To require that Rancho Santa Fe give unlimited access to its golf course and tennis courts beyond the community it serves to the world-at-large in order to obtain the exemption at issue is a neither necessary nor mandated condition. To impose such a requirement would defeat the statutory purpose of the exemption which encourages the provision of services to communities, in that requiring unlimited access to these facilities would necessarily lessen the benefit to the community which the Association represents. Only so many rounds of golf and games of tennis can be played at these facilities and the demand upon them created by the Rancho Santa Fe community alone is great. To order that these facilities must also benefit surrounding communities would result in a concomitant decrease in availability of these facilities to Rancho Santa Fe itself.
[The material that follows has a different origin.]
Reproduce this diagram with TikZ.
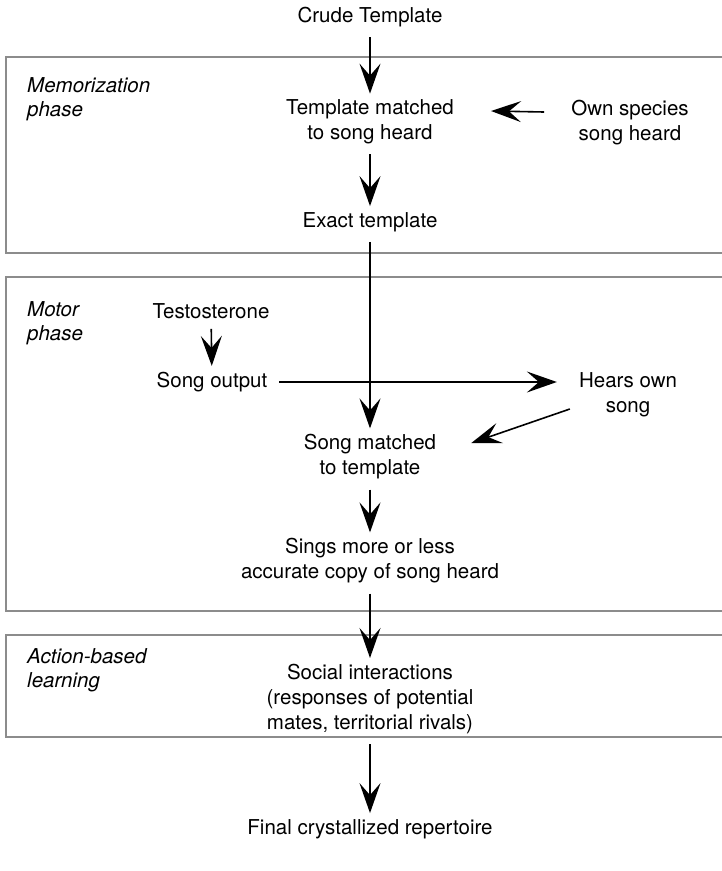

Congress did not require that, in order to obtain this exemption, an association must serve an entire city, or even several communities; service to a single community was viewed as sufficient. The Rancho Santa Fe Association, by serving well the community of Rancho Santa Fe, is entitled to this exemption. That has been the position of IRS, as communicated to the Association, for many years. Nothing whatever has changed during those years in the operation, custom or usage of the Association facilities except to broaden public access to those facilities. Under such circumstances, to now seek to eliminate such exemption for the Association without any change whatever in the statutory scheme of regulations of the agency would appear to be inequitable at best.

For these reasons, plaintiff's motion for summary judgment must be granted.